7.) One book that you're currently reading:

the Bartimaeus Trilogy by Jonathan Stroud
"A Song I Knew by Heart" by Brett Lott
"Lighthousekeeping" by Jeannette Winterson


8.) One book that you've been meaning to read:

The Wreckage by Michael Crummey
Never Let me Go by Kazuo Ishiguro

4 comments:

Anonymous said...

I remember you lending me your copy of the Blue Castle. It has almost every line underlined. It strikes me as hard to believe that you had had that copy of that book only one year when I borrowed it!

Carl V. Anderson said...

I have yet to pluck up the courage to read Les Miserables. It remains my favorite musical of all time and one of these days I need to just take the plunge.

Haven't read a Fear Street novel since they first came out and I was working in a bookstore and wondered what all the rage was. Liked them for what they were and wouldn't be averse to reading one again just for nostalgia's sake. My favorite (can't remember the name) featured a deaf heroine and it took place around Halloween.

I need to check out The Blue Castle. Love the Anne series by Montgomery.

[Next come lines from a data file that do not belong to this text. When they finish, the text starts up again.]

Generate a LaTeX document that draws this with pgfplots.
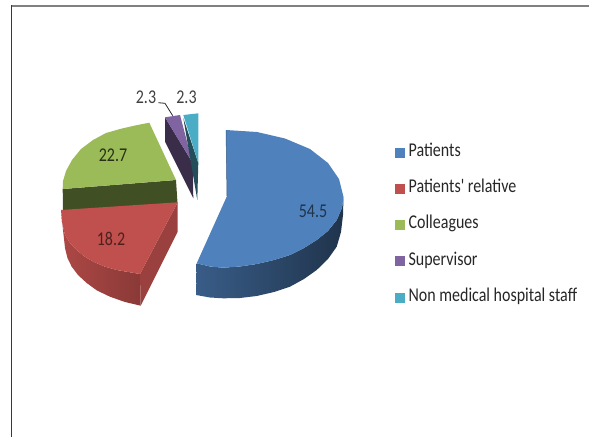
\documentclass[border=0pt]{standalone}
\usepackage{fontspec}
\setmainfont{Carlito}
\newfontfamily\lab[FakeStretch=0.82]{Carlito}
\usepackage{pgfplots}
\pgfplotsset{compat=1.18}
\definecolor{cB}{HTML}{4F81BD}
\definecolor{cR}{HTML}{C0504D}
\definecolor{cG}{HTML}{9BBB59}
\definecolor{cP}{HTML}{8064A2}
\definecolor{cC}{HTML}{4BACC6}
\newcommand{\labfont}{\lab\fontsize{19.5}{22}\selectfont}
\begin{document}
\begin{tikzpicture}
\path[use as bounding box] (0,0) rectangle (589pt,437pt);
\begin{axis}[
  at={(0,0)},anchor=south west,
  scale only axis,width=589pt,height=437pt,
  xmin=0,xmax=589,ymin=0,ymax=437,y dir=reverse,
  hide axis,clip=false,
  legend style={at={(axis cs:395,144)},anchor=north west,draw=none,fill=none,
    font=\labfont,text=black!85,row sep=20.3pt,inner sep=0pt,
    nodes={inner sep=0pt,text height=12pt,text depth=4pt}},
  legend cell align=left,
  every axis plot/.append style={no markers,forget plot},
]
% frame of the slide
\addplot[draw=black!50,line width=1.6pt] coordinates {(11,5.8) (589,5.8)};
\addplot[draw=black!78,line width=1.3pt] coordinates {(11.6,5) (11.6,437)};
% --- Patients (54.5)
\addplot[draw=none,left color=cB!72!black,middle color=cB!80!black,right color=cB!40!black] coordinates {
 (343.5,197) (342,208) (336.7,220) (328,231) (316.7,240) (304,248) (290,255) (274,260)
 (256.7,264) (240,266.5) (223,267.7) (210,266.5) (196.7,263.3) (196,295) (210,297.5)
 (223.3,298.3) (240,298) (256.7,296) (274,292) (290,286.7) (304,279) (316.7,270)
 (328,259) (336.7,246.7) (341,232) (343,215)} --cycle;
\addplot[draw=none,fill=cB] coordinates {
 (227,196) (226,130) (257,132) (285,138.5) (310,149) (328,163) (339,179) (343.5,197)
 (342,208) (336.7,220) (328,231) (316.7,240) (304,248) (290,255) (274,260) (256.7,264)
 (240,266.5) (223,267.7) (210,266.5) (196.7,263.3)} --cycle;
\addplot[draw=cB!70!black,line width=0.5pt] coordinates {(226,130) (227,196)};
% --- Colleagues (22.7)
\addplot[draw=none,fill=cG!42!black] coordinates {
 (62.7,189) (176,180) (177.5,203) (63,211)} --cycle;
\addplot[draw=none,fill=cG] coordinates {
 (176,180) (149.3,122.7) (135,125.5) (120,129) (106,133) (93,140) (81,149) (72,160)
 (66,171) (63,181) (62.7,189)} --cycle;
% --- Patients' relative (18.2)
\addplot[draw=none,left color=cR!90!black,right color=cR!72!black] coordinates {
 (61,210) (62,222) (65,235) (70,243) (76.7,250) (84.5,256.5) (93.3,261.7) (104.5,266.5)
 (116.7,270) (140,274) (140.7,305.7) (125,302) (110,296.7) (97,290.5) (86.7,283) (78,275)
 (71.7,266.7) (67.5,258) (65,248) (63,230)} --cycle;
\addplot[draw=none,fill=cR!80!black] coordinates {
 (177.7,202.3) (140,274) (140.7,305.7) (177.7,231.7)} --cycle;
\addplot[draw=none,fill=cR] coordinates {
 (61,210) (177.7,202.3) (140,274) (116.7,270) (104.5,266.5) (93.3,261.7) (84.5,256.5)
 (76.7,250) (70,243) (65,235) (62,222)} --cycle;
% --- Supervisor (2.3)
\addplot[draw=none,fill=cP!45!black] coordinates {
 (165,117.3) (165,141.7) (193.3,198.3) (192.7,163)} --cycle;
\addplot[draw=none,fill=cP] coordinates {
 (165,117.3) (180,115) (192.7,163)} --cycle;
% --- Non medical hospital staff (2.3)
\addplot[draw=none,fill=cC!45!black] coordinates {
 (183.3,118) (197.3,200) (198.3,163)} --cycle;
\addplot[draw=none,fill=cC] coordinates {
 (183.3,115) (198.3,113.3) (198.3,163)} --cycle;
% leader line
\addplot[draw=black!85,line width=0.8pt] coordinates {(158.3,102.7) (165,103.3) (172.7,115.7)};
% data labels
\node[font=\labfont,text=cB!40!black] at (axis cs:313,211.5) {54.5};
\node[font=\labfont,text=cG!25!black] at (axis cs:113,155.5) {22.7};
\node[font=\labfont,text=cR!40!black] at (axis cs:111,238.5) {18.2};
\node[font=\labfont,text=black!75] at (axis cs:146,97.5) {2.3};
\node[font=\labfont,text=black!75] at (axis cs:186.5,97.5) {2.3};
% legend
\addlegendimage{legend image code/.code={\fill[cB] (0pt,-4.5pt) rectangle (9pt,4.5pt);\path (13pt,0pt);}}
\addlegendentry{Patients}
\addlegendimage{legend image code/.code={\fill[cR] (0pt,-4.5pt) rectangle (9pt,4.5pt);\path (13pt,0pt);}}
\addlegendentry{Patients' relative}
\addlegendimage{legend image code/.code={\fill[cG] (0pt,-4.5pt) rectangle (9pt,4.5pt);\path (13pt,0pt);}}
\addlegendentry{Colleagues}
\addlegendimage{legend image code/.code={\fill[cP] (0pt,-4.5pt) rectangle (9pt,4.5pt);\path (13pt,0pt);}}
\addlegendentry{Supervisor}
\addlegendimage{legend image code/.code={\fill[cC] (0pt,-4.5pt) rectangle (9pt,4.5pt);\path (13pt,0pt);}}
\addlegendentry{Non medical hospital staff}
\end{axis}
\end{tikzpicture}
\end{document}
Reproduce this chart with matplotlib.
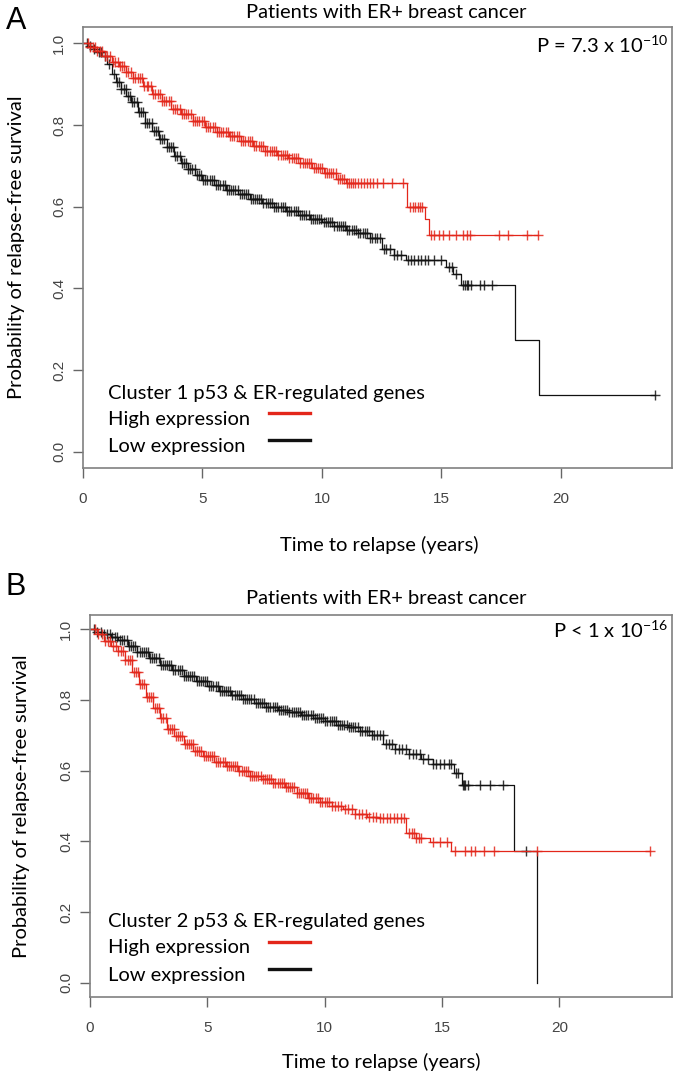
import numpy as np
import matplotlib
matplotlib.use("Agg")
import matplotlib.pyplot as plt
from matplotlib.lines import Line2D

plt.rcParams['font.family'] = ['Lato', 'DejaVu Sans']
plt.rcParams['mathtext.default'] = 'regular'

RED = '#E3261A'
BLACK = '#111111'

# ---- panel A data (Cluster 1) ----
a_high_t = [0, 0.3, 0.6, 0.9, 1.2, 1.5, 1.8, 2.1, 2.5, 2.9, 3.3, 3.7, 4.1, 4.6, 5.1, 5.6, 6.1,
            6.6, 7.1, 7.6, 8.1, 8.6, 9.1, 9.6, 10.1, 10.6, 11.0, 13.56, 14.3, 14.5]
a_high_s = [1.0, 0.992, 0.982, 0.968, 0.955, 0.944, 0.930, 0.915, 0.895, 0.876, 0.858, 0.840, 0.826,
            0.809, 0.795, 0.783, 0.772, 0.760, 0.748, 0.737, 0.727, 0.718, 0.708, 0.695, 0.683,
            0.668, 0.658, 0.598, 0.570, 0.530]
a_high_cens = [0.22, 0.31, 0.4, 0.52, 0.6, 0.71, 0.8, 0.93, 1.02, 1.15, 1.24, 1.33, 1.45, 1.54,
               1.62, 1.73, 1.81, 1.9, 2.01, 2.1, 2.18, 2.29, 2.38, 2.46, 2.57, 2.66, 2.74, 2.85,
               2.94, 3.03, 3.12, 3.21, 3.3, 3.4, 3.49, 3.58, 3.67, 3.76, 3.86, 3.95, 4.04, 4.13,
               4.22, 4.32, 4.41, 4.5, 4.6, 4.69, 4.78, 4.87, 4.96, 5.06, 5.15, 5.24, 5.33, 5.42,
               5.52, 5.61, 5.7, 5.79, 5.88, 5.98, 6.07, 6.16, 6.25, 6.34, 6.44, 6.53, 6.62, 6.71,
               6.8, 6.9, 6.99, 7.08, 7.17, 7.26, 7.36, 7.45, 7.54, 7.63, 7.72, 7.82, 7.91, 8.0,
               8.09, 8.18, 8.28, 8.37, 8.46, 8.55, 8.64, 8.74, 8.83, 8.92, 9.01, 9.1, 9.2, 9.29,
               9.38, 9.47, 9.56, 9.66, 9.75, 9.84, 9.93, 10.02, 10.12, 10.21, 10.3, 10.39, 10.48,
               10.58, 10.67, 10.76, 10.85, 10.94, 11.04, 11.13, 11.22, 11.31, 11.4, 11.5, 11.62,
               11.75, 11.88, 12.0, 12.15, 12.3, 12.55, 12.95, 13.4, 13.7, 13.8, 13.9, 14.0, 14.1,
               14.2, 14.55, 14.7, 14.9, 15.05, 15.3, 15.6, 15.9, 16.05, 16.2, 17.4, 17.8, 18.6,
               19.05]

a_low_t = [0, 0.2, 0.4, 0.6, 0.8, 1.0, 1.2, 1.4, 1.6, 1.8, 2.0, 2.3, 2.6, 2.9, 3.2, 3.5, 3.8, 4.1,
           4.4, 4.7, 5.0, 5.5, 6.0, 6.5, 7.0, 7.5, 8.0, 8.5, 9.0, 9.5, 10.0, 10.5, 11.0, 11.5,
           12.0, 12.5, 13.0, 13.5, 15.2, 15.5, 15.8, 18.1, 19.1]
a_low_s = [1.0, 0.993, 0.985, 0.978, 0.970, 0.950, 0.925, 0.905, 0.888, 0.872, 0.856, 0.832, 0.806,
           0.785, 0.765, 0.745, 0.725, 0.708, 0.692, 0.678, 0.666, 0.652, 0.642, 0.630, 0.620,
           0.610, 0.600, 0.590, 0.580, 0.571, 0.563, 0.553, 0.543, 0.535, 0.524, 0.496, 0.482,
           0.470, 0.452, 0.434, 0.408, 0.273, 0.138]
a_low_cens = [0.15, 0.3, 0.45, 0.65, 0.75, 0.9, 1.1, 1.3, 1.42, 1.51, 1.6, 1.7, 1.79, 1.88, 1.97,
              2.06, 2.15, 2.24, 2.33, 2.42, 2.51, 2.6, 2.69, 2.78, 2.87, 2.96, 3.05, 3.14, 3.23,
              3.32, 3.41, 3.5, 3.59, 3.68, 3.77, 3.86, 3.95, 4.04, 4.13, 4.22, 4.31, 4.4, 4.49,
              4.58, 4.67, 4.76, 4.85, 4.94, 5.03, 5.12, 5.21, 5.3, 5.39, 5.48, 5.57, 5.66, 5.75,
              5.84, 5.93, 6.02, 6.11, 6.2, 6.29, 6.38, 6.47, 6.56, 6.65, 6.74, 6.83, 6.92, 7.01,
              7.1, 7.19, 7.28, 7.37, 7.46, 7.55, 7.64, 7.73, 7.82, 7.91, 8.0, 8.09, 8.18, 8.27,
              8.36, 8.45, 8.54, 8.63, 8.72, 8.81, 8.9, 8.99, 9.08, 9.17, 9.26, 9.35, 9.44, 9.53,
              9.62, 9.71, 9.8, 9.89, 9.98, 10.07, 10.16, 10.25, 10.34, 10.43, 10.52, 10.61,
              10.7, 10.79, 10.88, 10.97, 11.06, 11.15, 11.24, 11.33, 11.42, 11.51, 11.6, 11.7,
              11.8, 11.9, 12.0, 12.1, 12.2, 12.32, 12.45, 12.58, 12.7, 12.85, 13.0, 13.15, 13.3,
              13.6, 13.72, 13.85, 14.0, 14.15, 14.3, 14.45, 14.7, 15.0, 15.3, 15.45, 15.6, 15.9,
              15.97, 16.05, 16.12, 16.25, 16.6, 16.8, 17.1, 23.95]

# ---- panel B data (Cluster 2) ----
b_high_t = [0, 0.3, 0.6, 0.9, 1.2, 1.5, 1.8, 2.1, 2.4, 2.7, 3.0, 3.3, 3.6, 4.0, 4.4, 4.8, 5.3,
            5.8, 6.3, 6.8, 7.3, 7.8, 8.3, 8.8, 9.3, 9.8, 10.3, 10.8, 11.3, 11.8, 12.3, 13.47,
            13.9, 14.5, 15.4]
b_high_s = [1.0, 0.985, 0.966, 0.952, 0.938, 0.912, 0.880, 0.845, 0.808, 0.777, 0.748, 0.718,
            0.698, 0.676, 0.655, 0.640, 0.625, 0.612, 0.598, 0.586, 0.576, 0.566, 0.555, 0.538,
            0.522, 0.510, 0.500, 0.492, 0.478, 0.470, 0.465, 0.425, 0.410, 0.397, 0.372]
b_high_cens = [0.2, 0.35, 0.5, 0.62, 0.75, 0.85, 0.97, 1.1, 1.2, 1.31, 1.4, 1.5, 1.6, 1.69, 1.78,
               1.87, 1.96, 2.05, 2.14, 2.23, 2.32, 2.41, 2.5, 2.59, 2.68, 2.77, 2.86, 2.95, 3.04,
               3.13, 3.22, 3.31, 3.4, 3.49, 3.58, 3.67, 3.76, 3.85, 3.94, 4.03, 4.12, 4.21, 4.3,
               4.39, 4.48, 4.57, 4.66, 4.75, 4.84, 4.93, 5.02, 5.11, 5.2, 5.29, 5.38, 5.47, 5.56,
               5.65, 5.74, 5.83, 5.92, 6.01, 6.1, 6.19, 6.28, 6.37, 6.46, 6.55, 6.64, 6.73, 6.82,
               6.91, 7.0, 7.09, 7.18, 7.27, 7.36, 7.45, 7.54, 7.63, 7.72, 7.81, 7.9, 7.99, 8.08,
               8.17, 8.26, 8.35, 8.44, 8.53, 8.62, 8.71, 8.8, 8.89, 8.98, 9.07, 9.16, 9.25, 9.34,
               9.43, 9.52, 9.61, 9.7, 9.8, 9.9, 10.0, 10.1, 10.2, 10.32, 10.45, 10.58, 10.7,
               10.85, 11.0, 11.15, 11.3, 11.45, 11.6, 11.75, 11.9, 12.05, 12.2, 12.35, 12.5,
               12.65, 12.8, 12.95, 13.1, 13.25, 13.4, 13.6, 13.7, 13.8, 13.9, 14.0, 14.1, 14.6,
               14.9, 15.2, 15.55, 16.0, 16.25, 16.4, 16.8, 17.2, 19.05, 23.87]

b_low_t = [0, 0.3, 0.6, 0.9, 1.2, 1.6, 2.0, 2.5, 3.0, 3.5, 4.0, 4.5, 5.0, 5.5, 6.0, 6.5, 7.0,
           7.5, 8.0, 8.5, 9.0, 9.5, 10.0, 10.5, 11.0, 11.5, 12.0, 12.5, 13.0, 13.6, 14.1, 14.6,
           15.5, 15.85, 18.05, 19.05]
b_low_s = [1.0, 0.993, 0.985, 0.978, 0.968, 0.952, 0.935, 0.918, 0.900, 0.885, 0.868, 0.852,
           0.840, 0.826, 0.814, 0.802, 0.790, 0.780, 0.772, 0.765, 0.758, 0.750, 0.740, 0.730,
           0.722, 0.712, 0.700, 0.676, 0.662, 0.648, 0.632, 0.620, 0.594, 0.560, 0.372, 0.0]
b_low_cens = [0.15, 0.3, 0.45, 0.6, 0.72, 0.84, 0.95, 1.06, 1.16, 1.26, 1.36, 1.46, 1.56, 1.66,
              1.75, 1.84, 1.93, 2.02, 2.11, 2.2, 2.29, 2.38, 2.47, 2.56, 2.65, 2.74, 2.83, 2.92,
              3.01, 3.1, 3.19, 3.28, 3.37, 3.46, 3.55, 3.64, 3.73, 3.82, 3.91, 4.0, 4.09, 4.18,
              4.27, 4.36, 4.45, 4.54, 4.63, 4.72, 4.81, 4.9, 4.99, 5.08, 5.17, 5.26, 5.35, 5.44,
              5.53, 5.62, 5.71, 5.8, 5.89, 5.98, 6.07, 6.16, 6.25, 6.34, 6.43, 6.52, 6.61, 6.7,
              6.79, 6.88, 6.97, 7.06, 7.15, 7.24, 7.33, 7.42, 7.51, 7.6, 7.69, 7.78, 7.87, 7.96,
              8.05, 8.14, 8.23, 8.32, 8.41, 8.5, 8.59, 8.68, 8.77, 8.86, 8.95, 9.04, 9.13, 9.22,
              9.31, 9.4, 9.49, 9.58, 9.67, 9.76, 9.85, 9.94, 10.03, 10.12, 10.21, 10.3, 10.39,
              10.48, 10.57, 10.66, 10.75, 10.84, 10.93, 11.02, 11.11, 11.2, 11.3, 11.4, 11.5,
              11.6, 11.7, 11.8, 11.9, 12.0, 12.12, 12.24, 12.36, 12.48, 12.6, 12.72, 12.85, 13.0,
              13.15, 13.3, 13.45, 13.6, 13.75, 13.9, 14.05, 14.2, 14.4, 14.6, 14.75, 14.9, 15.1,
              15.3, 15.4, 15.6, 15.7, 15.9, 15.95, 16.0, 16.1, 16.6, 17.05, 17.6, 18.57]

W, H = 681, 1075
fig = plt.figure(figsize=(W / 100, H / 100), dpi=100)


def px_rect(left, top, right, bottom):
    return [left / W, 1 - bottom / H, (right - left) / W, (bottom - top) / H]


def fx(x):
    return x / W


def fy(y):
    return 1 - y / H


def km(ax, t, s, cens, color):
    t = np.asarray(t, float)
    s = np.asarray(s, float)
    c = np.asarray(cens, float)
    t_end = max(t[-1], c.max())
    ax.step(np.append(t, t_end), np.append(s, s[-1]), where='post', color=color, lw=0.9)
    cy = s[np.searchsorted(t, c, side='right') - 1]
    ax.plot(c, cy, ls='none', marker='+', ms=7, mew=1.0, color=color, alpha=0.85)


def style(ax, xmax):
    ax.set_xlim(0, xmax)
    ax.set_ylim(-0.04, 1.04)
    ax.set_xticks([0, 5, 10, 15, 20])
    ax.set_yticks([0.0, 0.2, 0.4, 0.6, 0.8, 1.0])
    ax.set_yticklabels(['0.0', '0.2', '0.4', '0.6', '0.8', '1.0'], rotation=90, va='center')
    for sp in ax.spines.values():
        sp.set_color('#808080')
        sp.set_linewidth(1.2)
    ax.tick_params(direction='out', length=7, width=1, color='#666666', labelcolor='#444444')
    for lab in ax.get_xticklabels() + ax.get_yticklabels():
        lab.set_family('Liberation Sans')
        lab.set_fontsize(11)
    ax.tick_params(axis='x', pad=10)
    ax.tick_params(axis='y', pad=5)


def legend(title, y0, x0=108):
    fs = 14.5
    fig.text(fx(x0), fy(y0), title, fontsize=fs, va='center', ha='left')
    fig.text(fx(x0), fy(y0 + 26), 'High expression', fontsize=fs, va='center', ha='left')
    fig.text(fx(x0), fy(y0 + 54), 'Low expression', fontsize=fs, va='center', ha='left')
    fig.add_artist(Line2D([fx(269), fx(310)], [fy(y0 + 20), fy(y0 + 20)], color=RED, lw=2.4))
    fig.add_artist(Line2D([fx(269), fx(310)], [fy(y0 + 47), fy(y0 + 47)], color=BLACK, lw=2.4))


# ---- panel A ----
axA = fig.add_axes(px_rect(83, 27, 672, 468))
km(axA, a_low_t, a_low_s, a_low_cens, BLACK)
km(axA, a_high_t, a_high_s, a_high_cens, RED)
style(axA, 24.65)
fig.text(fx(6), fy(21), 'A', fontsize=22, family='Liberation Sans', va='center', ha='left')
fig.text(fx(386), fy(12), 'Patients with ER+ breast cancer', fontsize=14.5, ha='center', va='center')
fig.text(fx(668), fy(45), r'P = 7.3 x 10$^{-10}$', fontsize=14.5, ha='right', va='center')
fig.text(fx(17), fy(247), 'Probability of relapse-free survival', fontsize=14.5,
         rotation=90, ha='center', va='center')
fig.text(fx(379), fy(545), 'Time to relapse (years)', fontsize=14.5, ha='center', va='center')
legend('Cluster 1 p53 & ER-regulated genes', 393)

# ---- panel B ----
axB = fig.add_axes(px_rect(90, 615, 672, 997))
km(axB, b_low_t, b_low_s, b_low_cens, BLACK)
km(axB, b_high_t, b_high_s, b_high_cens, RED)
style(axB, 24.8)
fig.text(fx(6), fy(587), 'B', fontsize=22, family='Liberation Sans', va='center', ha='left')
fig.text(fx(386), fy(598), 'Patients with ER+ breast cancer', fontsize=14.5, ha='center', va='center')
fig.text(fx(668), fy(630), r'P < 1 x 10$^{-16}$', fontsize=14.5, ha='right', va='center')
fig.text(fx(22), fy(806), 'Probability of relapse-free survival', fontsize=14.5,
         rotation=90, ha='center', va='center')
fig.text(fx(381), fy(1062), 'Time to relapse (years)', fontsize=14.5, ha='center', va='center')
legend('Cluster 2 p53 & ER-regulated genes', 922, x0=108)

fig.savefig('out.png', dpi=100)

Years ago I listened to a dramatization of The Nine Tailors on cassette and it remains one of my favorite audio book experiences of all time. Great stuff.

Anonymous said...

I just ordered Les Miserables. I had not thought of reading it before, but I was reading something about it recently and it sounded so good. I have never read LM Montgomery, but everyone who has seems to love her. Maybe I should pick up one of her books!

Carl V. Anderson said...

In college my sister-in-law-to-be introduced my fiance and I to the wonderful Anne of Green Gables films from Walt Disney Wonderworks. I liked the character so much that I had to go get the series of books and read them all. They are wonderful. You'd also like her Danielle because she is a lover of books. Got my love of Tennyson's poem The Lady of Shalott from the same film.